We have, Mr Tyrie says, swallowed the populist orthodoxy, which dictates that by reducing carbon emissions we can save the planet.

Global warming, Mr Tyrie said, has become like a new religion, with those who deny its existence being labelled "flat earthers" or "selfish and immoral".

Toeing the line has become akin to a "moral comfort zone" - a "seemingly unassailable moral high ground".

Mr Tyrie said: "We need to be very wary when our political culture suspends the application of all reason and common sense to this debate.

"We need to be clear that it would be just as immoral to make mistakes in responding to climate change."

The Chichester MP is not arguing we should ignore global warming.

But he believes the science and "propaganda" which have been used to determine our current understanding of the issue is, at best, flawed and that we should be far more critical in our thinking on the subject.

The same propaganda tools have been used, he believes, to make people think we are about to run out of oil (a myth, Tyrie says) and in the past to make claims that the world faced an era of unparalleled mass starvation (another myth, according to Tyrie).

The MP said: "There are a lot of measurement problems with global warming.

"There has not been any global warming for the past eight years, although that is not well known.

"And whether there was a rate of faster growth in the temperature of the planet in the 1930s or in the 1990s is hotly disputed.

"There are also some interesting disputes about whether the past century, or the mediaeval warm period, was the warmest in the past millennium.

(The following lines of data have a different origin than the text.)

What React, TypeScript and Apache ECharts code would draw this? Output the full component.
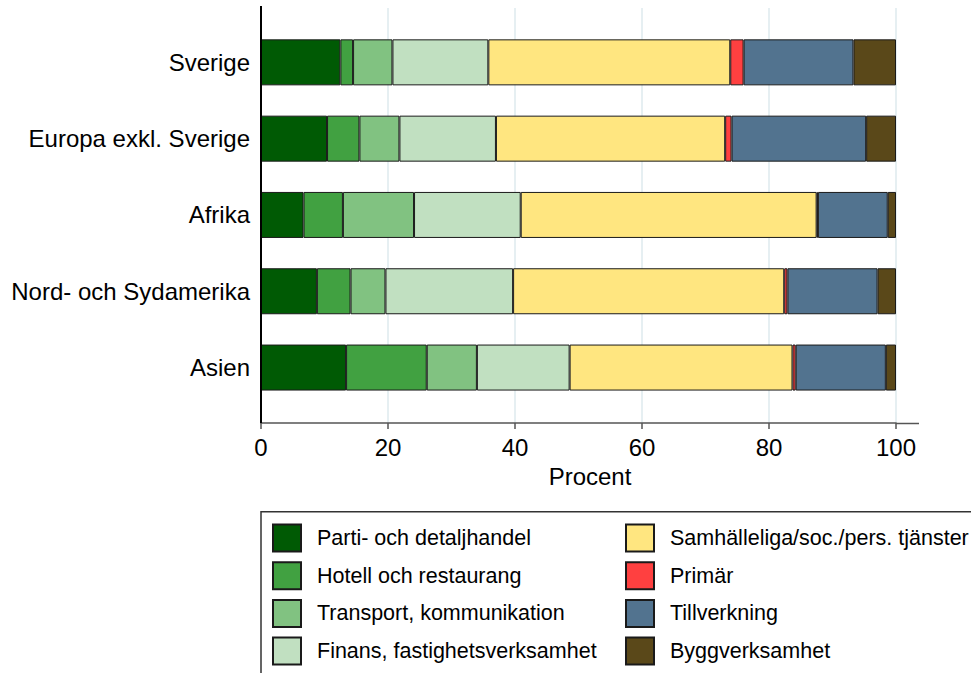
import React, { useEffect, useRef } from "react";
import * as echarts from "echarts";

const categories = ["Sverige", "Europa exkl. Sverige", "Afrika", "Nord- och Sydamerika", "Asien"];
const seriesNames = [
  "Parti- och detaljhandel",
  "Hotell och restaurang",
  "Transport, kommunikation",
  "Finans, fastighetsverksamhet",
  "Samhälleliga/soc./pers. tjänster",
  "Primär",
  "Tillverkning",
  "Byggverksamhet",
];
const parti = [12.5, 10.4, 6.7, 8.8, 13.4];
const hotell = [2.0, 5.1, 6.2, 5.3, 12.7];
const transport = [6.2, 6.3, 11.2, 5.5, 7.9];
const finans = [15.1, 15.2, 16.8, 20.1, 14.6];
const samhalle = [38.1, 36.1, 46.6, 42.7, 35.1];
const primar = [2.1, 1.0, 0.2, 0.5, 0.5];
const tillverkning = [17.3, 21.2, 11.0, 14.2, 14.2];
const bygg = [6.7, 4.7, 1.3, 2.9, 1.6];
const seriesValues = [parti, hotell, transport, finans, samhalle, primar, tillverkning, bygg];
const colors = ["#005a04", "#41a141", "#81c281", "#c1e0c1", "#ffe680", "#ff4040", "#52738f", "#5a4819"];

const FONT = "'Liberation Sans', Arial, Helvetica, sans-serif";

export default function App() {
  const ref = useRef<HTMLDivElement>(null);
  useEffect(() => {
    if (!ref.current) return;
    const chart = echarts.init(ref.current, null, { renderer: "svg" });
    const legendCommon = {
      orient: "vertical" as const,
      top: 523.5,
      itemWidth: 28,
      itemHeight: 27,
      itemGap: 8.7,
      padding: 0,
      icon: "rect",
      selectedMode: false,
      textStyle: { fontSize: 21.5, lineHeight: 24, color: "#000", fontFamily: FONT, padding: [0, 0, 0, 11] },
    };
    chart.setOption({
      animation: false,
      backgroundColor: "#fff",
      textStyle: { fontFamily: FONT },
      grid: [
        { left: 261, top: 8, width: 635, height: 415 },
        { left: 261, top: 24.2, width: 635, height: 381.5 },
      ],
      xAxis: [
        {
          gridIndex: 0,
          type: "value",
          min: 0,
          max: 100,
          interval: 20,
          axisLine: { show: false },
          axisTick: { show: false },
          axisLabel: { show: false },
          splitLine: { show: true, lineStyle: { color: "#e6eff2", width: 2 } },
        },
        {
          gridIndex: 1,
          type: "value",
          min: 0,
          max: 100,
          interval: 20,
          offset: 17.3,
          axisLine: { show: true, lineStyle: { color: "#555", width: 1.5 } },
          axisTick: { show: true, length: 6, lineStyle: { color: "#555", width: 1.5 } },
          axisLabel: { fontSize: 24, color: "#000", margin: 12, fontFamily: FONT },
          splitLine: { show: false },
          name: "Procent",
          nameLocation: "middle",
          nameGap: 41,
          nameTextStyle: { fontSize: 24, color: "#000", fontFamily: FONT, padding: [0, 0, 0, 23] },
        },
      ],
      yAxis: [
        { gridIndex: 0, type: "value", min: 0, max: 1, show: false },
        {
          gridIndex: 1,
          type: "category",
          inverse: true,
          data: categories,
          axisLine: { show: false },
          axisTick: { show: false },
          axisLabel: { fontSize: 24, color: "#000", margin: 11, fontFamily: FONT },
        },
      ],
      legend: [
        { ...legendCommon, left: 272, data: seriesNames.slice(0, 4) },
        { ...legendCommon, left: 625, data: seriesNames.slice(4) },
      ],
      series: seriesNames.map((name, i) => ({
        name,
        type: "bar",
        stack: "total",
        xAxisIndex: 1,
        yAxisIndex: 1,
        barWidth: 46,
        data: seriesValues[i],
        itemStyle: { color: colors[i], borderColor: "#1a1a1a", borderWidth: 1 },
      })),
      graphic: [
        { type: "line", shape: { x1: 261, y1: 6, x2: 261, y2: 423 }, style: { stroke: "#000", lineWidth: 2 }, z: 10 },
        { type: "line", shape: { x1: 896, y1: 423.5, x2: 919, y2: 423.5 }, style: { stroke: "#555", lineWidth: 1.5 }, z: 10 },
        { type: "rect", shape: { x: 261, y: 511.7, width: 720, height: 200 }, style: { fill: "none", stroke: "#333", lineWidth: 1.5 }, z: 10 },
      ],
    });
    return () => chart.dispose();
  }, []);
  return <div ref={ref} style={{ position: "fixed", left: 0, top: 0, width: 971, height: 673 }} />;
}
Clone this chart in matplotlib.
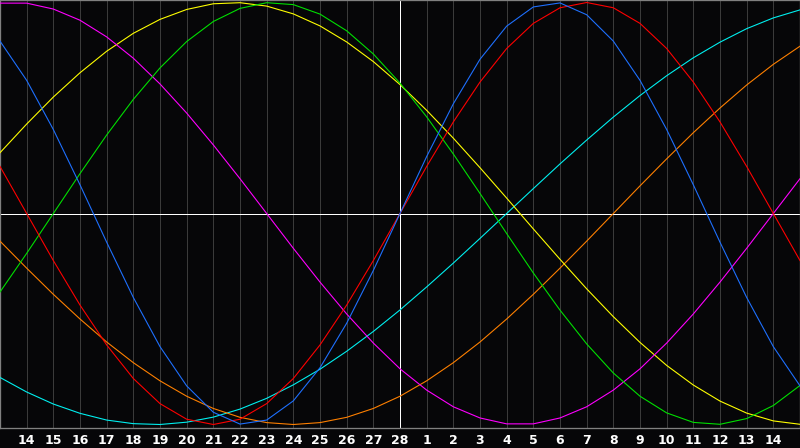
import matplotlib
matplotlib.use("Agg")
import matplotlib.pyplot as plt

# day offsets relative to centre day (28th) and tick labels
days = list(range(-15, 16))
tick_pos = list(range(-14, 15))
tick_labels = [str(d) for d in range(14, 29)] + [str(d) for d in range(1, 15)]

# cycle values read per day (-1 .. 1)
cycle_23 = [0.817,0.631,0.398,0.136,-0.136,-0.398,-0.631,-0.817,-0.942,-0.998,-0.979,-0.888,-0.731,-0.520,-0.270,0.000,0.270,0.520,0.731,0.888,0.979,0.998,0.942,0.817,0.631,0.398,0.136,-0.136,-0.398,-0.631,-0.817]
cycle_28 = [0.223,0.000,-0.223,-0.434,-0.623,-0.782,-0.901,-0.975,-1.000,-0.975,-0.901,-0.782,-0.623,-0.434,-0.223,0.000,0.223,0.434,0.623,0.782,0.901,0.975,1.000,0.975,0.901,0.782,0.623,0.434,0.223,0.000,-0.223]
cycle_33 = [-0.372,-0.189,0.000,0.189,0.372,0.541,0.690,0.815,0.910,0.972,0.999,0.990,0.945,0.866,0.756,0.618,0.458,0.282,0.095,-0.095,-0.282,-0.458,-0.618,-0.756,-0.866,-0.945,-0.990,-0.999,-0.972,-0.910,-0.815]
cycle_38 = [0.997,0.997,0.969,0.916,0.837,0.736,0.614,0.476,0.325,0.165,0.000,-0.165,-0.325,-0.476,-0.614,-0.736,-0.837,-0.916,-0.969,-0.997,-0.997,-0.969,-0.916,-0.837,-0.736,-0.614,-0.476,-0.325,-0.165,0.000,0.165]
cycle_43 = [0.288,0.424,0.552,0.667,0.769,0.854,0.920,0.967,0.994,0.999,0.983,0.946,0.889,0.813,0.720,0.611,0.489,0.357,0.217,0.073,-0.073,-0.217,-0.357,-0.489,-0.611,-0.720,-0.813,-0.889,-0.946,-0.983,-0.999]
cycle_48 = [-0.131,-0.259,-0.383,-0.500,-0.609,-0.707,-0.793,-0.866,-0.924,-0.966,-0.991,-1.000,-0.991,-0.966,-0.924,-0.866,-0.793,-0.707,-0.609,-0.500,-0.383,-0.259,-0.131,0.000,0.131,0.259,0.383,0.500,0.609,0.707,0.793]
cycle_53 = [-0.777,-0.846,-0.903,-0.947,-0.979,-0.996,-1.000,-0.989,-0.965,-0.927,-0.876,-0.812,-0.738,-0.653,-0.559,-0.457,-0.348,-0.235,-0.118,0.000,0.118,0.235,0.348,0.457,0.559,0.653,0.738,0.812,0.876,0.927,0.965]

series = [
    (cycle_53, "#00f0f0"),
    (cycle_48, "#ff8000"),
    (cycle_43, "#ffff00"),
    (cycle_38, "#ff00ff"),
    (cycle_33, "#00e000"),
    (cycle_28, "#ff0000"),
    (cycle_23, "#1e70ff"),
]

BG = "#060608"
fig = plt.figure(figsize=(8, 4.48), dpi=100, facecolor=BG)
ax = fig.add_axes([0, 20 / 448, 1, 428 / 448], facecolor=BG)
ax.set_xlim(-15, 15)
ax.set_ylim(-214.5 / 211, 213.5 / 211)

px = 72 / 100
for t in tick_pos:
    if t != 0:
        ax.axvline(t, color="#3a3a3a", lw=px, antialiased=False, zorder=1)
ax.axhline(0, color="white", lw=px, antialiased=False, zorder=2)
ax.axvline(0, color="white", lw=px, antialiased=False, zorder=2)

for vals, col in series:
    ax.plot(days, vals, color=col, lw=px * 1.1, antialiased=True, zorder=3,
            solid_joinstyle="round")

for s in ax.spines.values():
    s.set_color("#808080")
    s.set_linewidth(px * 1.3)

ax.set_yticks([])
ax.set_xticks(tick_pos)
ax.set_xticklabels(tick_labels, color="white", fontsize=9, fontweight="bold",
                   family="DejaVu Sans")
ax.tick_params(axis="x", length=0, pad=4)

fig.savefig("out.png", dpi=100, facecolor=BG)
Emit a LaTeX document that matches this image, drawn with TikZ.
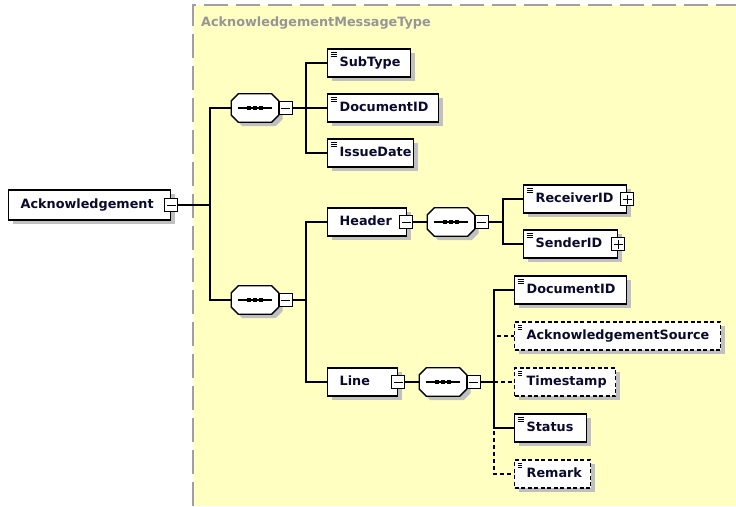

"I have studied a good deal of the material carefully and come to the conclusion that we are rushing to take action about which we should be very cautious."

Mr Tyrie points to films such as Al Gore's An Inconvenient Truth, which argues that carbon emissions are killing the world, as an example of the myth creating machine. The film has been sent to every school in the country He said: "The Gore report is a scandal.

"It has been comprehensively rubbished by a series of top papers produced by the American Academy of Scientists, so much so that even a judge felt the need to intervene in the debate.

"It should be withdrawn from our schools. There are many mistakes in it."

Speaking in the same Commons debate during which Mr Tyrie aired his doubts about climate change, Bexhill and Battle MP Gregory Barker likened Mr Tyrie's stance to "appeasing Hitler".

He told the House: "Is not thinking about the welfare, livelihood and liberty of future generations at the heart of the matter?

"Was that not the driving force behind our forefathers who fought in the Second World War?

"If they took my honourable Friend's line, those people would have appeased Adolf Hitler, done a deal and kept the British Empire, and perhaps things would have carried on very well for a generation or two.

"However, it is surely incumbent on politicians to think about future generations and their welfare and to act accordingly, and not to take selfish, self-interested, short-term decisions."